• _Exercise instructions_
Would you transcribe the whole listing exactly, minus its pictures?

• _Information provided_
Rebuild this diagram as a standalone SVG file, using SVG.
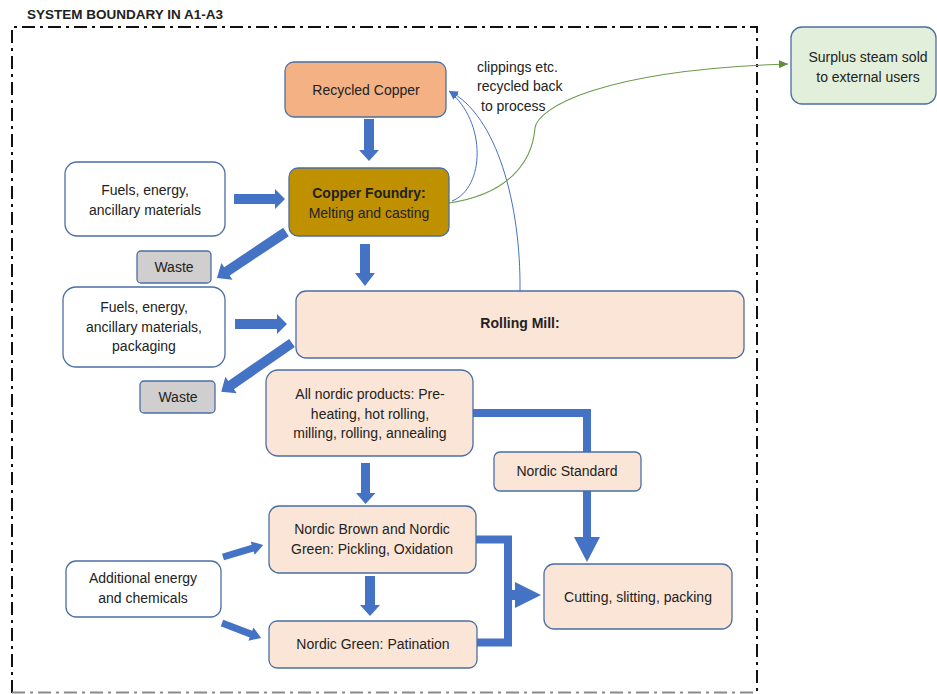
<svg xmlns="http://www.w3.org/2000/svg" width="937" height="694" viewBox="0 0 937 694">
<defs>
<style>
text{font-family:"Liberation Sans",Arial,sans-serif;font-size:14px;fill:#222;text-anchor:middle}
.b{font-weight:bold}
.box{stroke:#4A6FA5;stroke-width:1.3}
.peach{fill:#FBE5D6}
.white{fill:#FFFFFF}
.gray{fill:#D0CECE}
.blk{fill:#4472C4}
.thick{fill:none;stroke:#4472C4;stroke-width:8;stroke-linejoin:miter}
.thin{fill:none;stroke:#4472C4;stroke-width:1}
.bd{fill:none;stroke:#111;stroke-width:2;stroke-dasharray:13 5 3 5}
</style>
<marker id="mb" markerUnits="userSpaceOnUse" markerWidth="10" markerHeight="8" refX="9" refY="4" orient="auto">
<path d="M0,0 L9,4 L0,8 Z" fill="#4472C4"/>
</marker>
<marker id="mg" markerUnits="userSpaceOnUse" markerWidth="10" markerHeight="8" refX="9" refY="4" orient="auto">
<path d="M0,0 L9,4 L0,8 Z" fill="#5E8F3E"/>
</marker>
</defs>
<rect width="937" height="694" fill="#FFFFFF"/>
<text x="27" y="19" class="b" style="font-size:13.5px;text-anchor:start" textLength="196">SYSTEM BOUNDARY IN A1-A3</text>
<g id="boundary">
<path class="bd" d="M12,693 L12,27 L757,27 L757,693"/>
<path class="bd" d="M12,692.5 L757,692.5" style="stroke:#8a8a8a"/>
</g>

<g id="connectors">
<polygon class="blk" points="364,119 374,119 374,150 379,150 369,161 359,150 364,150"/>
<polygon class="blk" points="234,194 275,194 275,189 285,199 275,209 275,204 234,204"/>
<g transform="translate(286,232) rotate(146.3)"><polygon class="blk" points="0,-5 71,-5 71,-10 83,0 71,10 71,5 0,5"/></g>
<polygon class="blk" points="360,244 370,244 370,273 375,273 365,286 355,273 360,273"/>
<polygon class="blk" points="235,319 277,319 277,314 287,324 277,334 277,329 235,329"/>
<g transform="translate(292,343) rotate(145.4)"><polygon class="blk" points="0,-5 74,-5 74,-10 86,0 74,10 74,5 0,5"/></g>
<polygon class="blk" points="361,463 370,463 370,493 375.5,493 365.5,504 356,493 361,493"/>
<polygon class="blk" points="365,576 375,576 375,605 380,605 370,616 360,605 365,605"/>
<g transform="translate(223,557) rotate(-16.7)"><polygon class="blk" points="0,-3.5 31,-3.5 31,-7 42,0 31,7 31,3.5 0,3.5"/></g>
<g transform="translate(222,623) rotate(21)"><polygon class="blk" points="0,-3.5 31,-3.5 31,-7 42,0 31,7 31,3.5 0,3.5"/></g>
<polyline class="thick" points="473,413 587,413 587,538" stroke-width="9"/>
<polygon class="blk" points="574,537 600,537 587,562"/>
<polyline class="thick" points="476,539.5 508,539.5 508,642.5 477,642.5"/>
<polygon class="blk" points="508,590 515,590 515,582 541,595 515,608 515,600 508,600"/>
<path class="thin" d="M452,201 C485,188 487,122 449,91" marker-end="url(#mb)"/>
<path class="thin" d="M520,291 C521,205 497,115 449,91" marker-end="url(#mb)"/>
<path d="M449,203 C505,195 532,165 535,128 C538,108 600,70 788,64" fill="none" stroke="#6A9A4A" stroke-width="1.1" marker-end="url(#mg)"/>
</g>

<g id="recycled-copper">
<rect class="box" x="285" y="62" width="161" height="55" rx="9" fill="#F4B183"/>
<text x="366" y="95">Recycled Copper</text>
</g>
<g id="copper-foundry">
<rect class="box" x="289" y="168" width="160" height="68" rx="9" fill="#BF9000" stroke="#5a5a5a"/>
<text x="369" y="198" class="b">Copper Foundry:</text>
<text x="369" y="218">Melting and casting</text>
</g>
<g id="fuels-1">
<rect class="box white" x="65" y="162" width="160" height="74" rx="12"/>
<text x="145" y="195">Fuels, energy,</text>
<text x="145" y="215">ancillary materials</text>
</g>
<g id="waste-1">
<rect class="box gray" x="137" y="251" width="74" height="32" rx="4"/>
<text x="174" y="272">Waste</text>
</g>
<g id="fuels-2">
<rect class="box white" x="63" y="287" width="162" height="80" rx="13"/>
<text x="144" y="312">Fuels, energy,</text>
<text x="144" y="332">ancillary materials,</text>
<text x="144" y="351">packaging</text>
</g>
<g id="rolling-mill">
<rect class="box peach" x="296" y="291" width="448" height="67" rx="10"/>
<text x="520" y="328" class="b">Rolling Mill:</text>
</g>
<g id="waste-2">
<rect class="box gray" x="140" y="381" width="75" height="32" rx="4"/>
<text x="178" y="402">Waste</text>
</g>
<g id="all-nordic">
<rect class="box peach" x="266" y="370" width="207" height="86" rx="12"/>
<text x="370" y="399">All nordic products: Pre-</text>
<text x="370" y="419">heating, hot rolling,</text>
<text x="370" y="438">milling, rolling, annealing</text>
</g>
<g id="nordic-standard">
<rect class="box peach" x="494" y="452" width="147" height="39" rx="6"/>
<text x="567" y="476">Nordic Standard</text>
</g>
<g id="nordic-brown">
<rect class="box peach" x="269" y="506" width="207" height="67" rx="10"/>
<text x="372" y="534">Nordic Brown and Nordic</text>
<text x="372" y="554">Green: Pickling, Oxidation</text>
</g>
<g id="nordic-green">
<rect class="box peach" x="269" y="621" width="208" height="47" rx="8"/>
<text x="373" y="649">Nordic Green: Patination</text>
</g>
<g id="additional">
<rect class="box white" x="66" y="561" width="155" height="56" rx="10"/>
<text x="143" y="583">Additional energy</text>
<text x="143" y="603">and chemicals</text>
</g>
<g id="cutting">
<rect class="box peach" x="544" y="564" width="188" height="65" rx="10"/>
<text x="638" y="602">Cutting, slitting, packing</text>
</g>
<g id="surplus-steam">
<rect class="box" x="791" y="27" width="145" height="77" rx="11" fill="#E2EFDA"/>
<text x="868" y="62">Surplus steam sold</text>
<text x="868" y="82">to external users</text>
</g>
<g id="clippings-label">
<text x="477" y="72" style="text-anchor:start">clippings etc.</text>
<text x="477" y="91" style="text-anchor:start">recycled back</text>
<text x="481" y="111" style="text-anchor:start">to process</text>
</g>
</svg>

• _Full answer_
Rebuild this diagram as a standalone SVG file, using SVG.
<svg xmlns="http://www.w3.org/2000/svg" width="937" height="694" viewBox="0 0 937 694">
<defs>
<style>
text{font-family:"Liberation Sans",Arial,sans-serif;font-size:14px;fill:#222;text-anchor:middle}
.b{font-weight:bold}
.box{stroke:#4A6FA5;stroke-width:1.3}
.peach{fill:#FBE5D6}
.white{fill:#FFFFFF}
.gray{fill:#D0CECE}
.blk{fill:#4472C4}
.thick{fill:none;stroke:#4472C4;stroke-width:8;stroke-linejoin:miter}
.thin{fill:none;stroke:#4472C4;stroke-width:1}
.bd{fill:none;stroke:#111;stroke-width:2;stroke-dasharray:13 5 3 5}
</style>
<marker id="mb" markerUnits="userSpaceOnUse" markerWidth="10" markerHeight="8" refX="9" refY="4" orient="auto">
<path d="M0,0 L9,4 L0,8 Z" fill="#4472C4"/>
</marker>
<marker id="mg" markerUnits="userSpaceOnUse" markerWidth="10" markerHeight="8" refX="9" refY="4" orient="auto">
<path d="M0,0 L9,4 L0,8 Z" fill="#5E8F3E"/>
</marker>
</defs>
<rect width="937" height="694" fill="#FFFFFF"/>
<text x="27" y="19" class="b" style="font-size:13.5px;text-anchor:start" textLength="196">SYSTEM BOUNDARY IN A1-A3</text>
<g id="boundary">
<path class="bd" d="M12,693 L12,27 L757,27 L757,693"/>
<path class="bd" d="M12,692.5 L757,692.5" style="stroke:#8a8a8a"/>
</g>

<g id="connectors">
<polygon class="blk" points="364,119 374,119 374,150 379,150 369,161 359,150 364,150"/>
<polygon class="blk" points="234,194 275,194 275,189 285,199 275,209 275,204 234,204"/>
<g transform="translate(286,232) rotate(146.3)"><polygon class="blk" points="0,-5 71,-5 71,-10 83,0 71,10 71,5 0,5"/></g>
<polygon class="blk" points="360,244 370,244 370,273 375,273 365,286 355,273 360,273"/>
<polygon class="blk" points="235,319 277,319 277,314 287,324 277,334 277,329 235,329"/>
<g transform="translate(292,343) rotate(145.4)"><polygon class="blk" points="0,-5 74,-5 74,-10 86,0 74,10 74,5 0,5"/></g>
<polygon class="blk" points="361,463 370,463 370,493 375.5,493 365.5,504 356,493 361,493"/>
<polygon class="blk" points="365,576 375,576 375,605 380,605 370,616 360,605 365,605"/>
<g transform="translate(223,557) rotate(-16.7)"><polygon class="blk" points="0,-3.5 31,-3.5 31,-7 42,0 31,7 31,3.5 0,3.5"/></g>
<g transform="translate(222,623) rotate(21)"><polygon class="blk" points="0,-3.5 31,-3.5 31,-7 42,0 31,7 31,3.5 0,3.5"/></g>
<polyline class="thick" points="473,413 587,413 587,538" stroke-width="9"/>
<polygon class="blk" points="574,537 600,537 587,562"/>
<polyline class="thick" points="476,539.5 508,539.5 508,642.5 477,642.5"/>
<polygon class="blk" points="508,590 515,590 515,582 541,595 515,608 515,600 508,600"/>
<path class="thin" d="M452,201 C485,188 487,122 449,91" marker-end="url(#mb)"/>
<path class="thin" d="M520,291 C521,205 497,115 449,91" marker-end="url(#mb)"/>
<path d="M449,203 C505,195 532,165 535,128 C538,108 600,70 788,64" fill="none" stroke="#6A9A4A" stroke-width="1.1" marker-end="url(#mg)"/>
</g>

<g id="recycled-copper">
<rect class="box" x="285" y="62" width="161" height="55" rx="9" fill="#F4B183"/>
<text x="366" y="95">Recycled Copper</text>
</g>
<g id="copper-foundry">
<rect class="box" x="289" y="168" width="160" height="68" rx="9" fill="#BF9000" stroke="#5a5a5a"/>
<text x="369" y="198" class="b">Copper Foundry:</text>
<text x="369" y="218">Melting and casting</text>
</g>
<g id="fuels-1">
<rect class="box white" x="65" y="162" width="160" height="74" rx="12"/>
<text x="145" y="195">Fuels, energy,</text>
<text x="145" y="215">ancillary materials</text>
</g>
<g id="waste-1">
<rect class="box gray" x="137" y="251" width="74" height="32" rx="4"/>
<text x="174" y="272">Waste</text>
</g>
<g id="fuels-2">
<rect class="box white" x="63" y="287" width="162" height="80" rx="13"/>
<text x="144" y="312">Fuels, energy,</text>
<text x="144" y="332">ancillary materials,</text>
<text x="144" y="351">packaging</text>
</g>
<g id="rolling-mill">
<rect class="box peach" x="296" y="291" width="448" height="67" rx="10"/>
<text x="520" y="328" class="b">Rolling Mill:</text>
</g>
<g id="waste-2">
<rect class="box gray" x="140" y="381" width="75" height="32" rx="4"/>
<text x="178" y="402">Waste</text>
</g>
<g id="all-nordic">
<rect class="box peach" x="266" y="370" width="207" height="86" rx="12"/>
<text x="370" y="399">All nordic products: Pre-</text>
<text x="370" y="419">heating, hot rolling,</text>
<text x="370" y="438">milling, rolling, annealing</text>
</g>
<g id="nordic-standard">
<rect class="box peach" x="494" y="452" width="147" height="39" rx="6"/>
<text x="567" y="476">Nordic Standard</text>
</g>
<g id="nordic-brown">
<rect class="box peach" x="269" y="506" width="207" height="67" rx="10"/>
<text x="372" y="534">Nordic Brown and Nordic</text>
<text x="372" y="554">Green: Pickling, Oxidation</text>
</g>
<g id="nordic-green">
<rect class="box peach" x="269" y="621" width="208" height="47" rx="8"/>
<text x="373" y="649">Nordic Green: Patination</text>
</g>
<g id="additional">
<rect class="box white" x="66" y="561" width="155" height="56" rx="10"/>
<text x="143" y="583">Additional energy</text>
<text x="143" y="603">and chemicals</text>
</g>
<g id="cutting">
<rect class="box peach" x="544" y="564" width="188" height="65" rx="10"/>
<text x="638" y="602">Cutting, slitting, packing</text>
</g>
<g id="surplus-steam">
<rect class="box" x="791" y="27" width="145" height="77" rx="11" fill="#E2EFDA"/>
<text x="868" y="62">Surplus steam sold</text>
<text x="868" y="82">to external users</text>
</g>
<g id="clippings-label">
<text x="477" y="72" style="text-anchor:start">clippings etc.</text>
<text x="477" y="91" style="text-anchor:start">recycled back</text>
<text x="481" y="111" style="text-anchor:start">to process</text>
</g>
</svg>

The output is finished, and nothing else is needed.